How, then, do we actually measure curvature? Cosmologists have devised clever methods like the Alcock-Paczynski (AP) test. The idea is wonderfully simple in principle. Imagine a large, spherical cluster of galaxies in the distant universe. Because of the finite speed of light, looking at it along our line of sight is also looking back in time. The cluster's extent along the line of sight is measured by the range of redshifts of its galaxies, while its extent across the sky is measured by its angular size. The ratio of these two dimensions depends sensitively on the expansion history and geometry of spacetime. If we assume the wrong geometry—say, we assume the universe is flat when it is actually curved—our calculations would distort this ratio, making the spherical cluster appear squashed or elongated.

This brings us to a crucial point in science: the interconnectedness of parameters. The AP test is a powerful tool, but its interpretation depends on what we assume about other cosmic ingredients, like the amount of matter ($\Omega_m$). As one thought experiment reveals, if an analyst uses a precise measurement of the universe's expansion history but assumes a slightly incorrect value for the matter density, they could be fooled into "measuring" a non-zero cosmic curvature, even if the universe is perfectly flat. This teaches us that pinning down the universe's geometry is a delicate process of disentangling multiple, interwoven effects.

Curvature is not a static feature; its influence evolves with the cosmos. This evolution is central to some of the biggest questions in cosmology.

Perhaps the most significant is the "flatness problem." Observations today tell us that the geometry of our universe is remarkably, almost perfectly, flat. The total density parameter $\Omega$ is incredibly close to 1. But it didn't have to be this way. According to the Friedmann equations, any tiny deviation from perfect flatness in the early universe would have been amplified dramatically over billions of years. If $\Omega$ was $1.0000000001$ a second after the Big Bang, it would be far from 1 today. For it to be so close to 1 now, it must have been absurdly close to 1 in the beginning. This fine-tuning seems unnatural.

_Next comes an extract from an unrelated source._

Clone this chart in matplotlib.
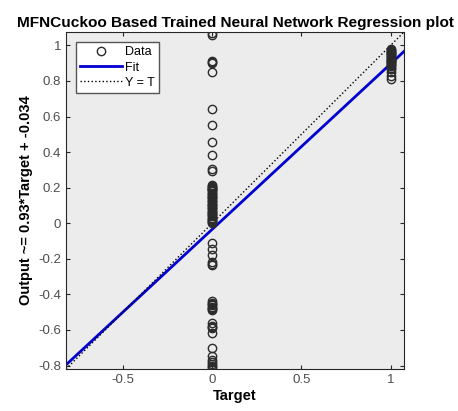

The leading solution is cosmic inflation. This theory posits that in the first fleeting moments of its existence, the universe underwent a period of stupendous, exponential expansion. This expansion would have acted like a cosmic steamroller, taking any initial curvature, no matter how wild, and stretching it to an enormous scale. Our entire observable universe would then be just a tiny patch of this stretched-out region, making it appear virtually flat. The flatness problem is solved not by assuming the universe started flat, but by a physical mechanism that drove it to flatness. Interestingly, after inflation ends and the universe enters a more conventional expansion phase, the influence of any residual curvature begins to grow again. During the "reheating" phase that followed inflation, for instance, the flatness parameter $|\Omega_k|$ would have grown in proportion to the scale factor squared, $|\Omega_k| \propto a^2$. This underscores just how powerful inflation must have been to suppress curvature so effectively that it remains negligible even after 13.8 billion years of subsequent evolution.

Furthermore, curvature's role in the ultimate fate of the universe has become more nuanced. It was once thought that geometry was destiny: a closed universe ($k=+1$) must recollapse, and an open or flat one ($k=-1, 0$) must expand forever. The discovery of dark energy, a mysterious component causing the expansion to accelerate, shattered this simple picture. A closed universe can now expand forever if the repulsive push of dark energy is strong enough to overcome gravity and the inward pull of its own curvature. Conversely, we can imagine a hypothetical universe with a negative cosmological constant—a sort of "dark gravity" that pulls inward. In such a universe, collapse would be inevitable, regardless of whether its geometry is open, flat, or closed. Curvature is a key player, but it is no longer the sole arbiter of cosmic destiny.

Finally, the concept of curvature connects to the very foundations of physics and the principles of General Relativity.

Consider the "Perfect Cosmological Principle," a philosophical stance suggesting the universe should appear the same not only from every location (homogeneity) but also at every time (stationarity). What would such a universe look like? It turns out that imposing this powerful symmetry of time invariance on the equations of cosmology forces a unique solution: the universe must be spatially flat ($k=0$) and must be expanding exponentially, a state known as a de Sitter universe. Its Ricci scalar, a measure of its overall curvature, must be a constant, $R = 12 H_0^2$. This is a beautiful example of how abstract principles of symmetry can lead to concrete physical predictions about the geometry of spacetime.

This brings us to a final, subtle point about the nature of reality in physics. When we write down the metric for our universe, we use a coordinate system, typically spherical coordinates with an origin at $r=0$. This origin point seems special in the equations. Is it a real physical singularity, a place where spacetime breaks down? Or is it an artifact of our mapping, like the North Pole on a globe, which is a coordinate peculiarity but a perfectly normal place on the Earth's surface? General Relativity gives us a tool to answer this: curvature invariants. These are quantities, like the Kretschmann scalar $K$, that are calculated from the geometry itself and are independent of any coordinate system. If $K$ were to blow up to infinity at $r=0$, it would signal a true physical singularity. But for our cosmological model, the Kretschmann scalar depends only on time, not on spatial position. It is finite and uniform everywhere in space at any given moment (away from the Big Bang itself). This tells us that the origin $r=0$ is merely a coordinate singularity. The curvature is a property of the spacetime fabric itself, and that fabric is smooth and regular. This is a profound lesson: we must always be careful to distinguish the physical reality from the language we use to describe it.

From the grand architecture of the cosmos to the subtle details of our observations and the deepest principles of physics, cosmic curvature is a unifying concept. It challenges our geometric intuitions, provides clues to our cosmic origins, and stands as a testament to the power of General Relativity to describe the universe on the grandest of scales.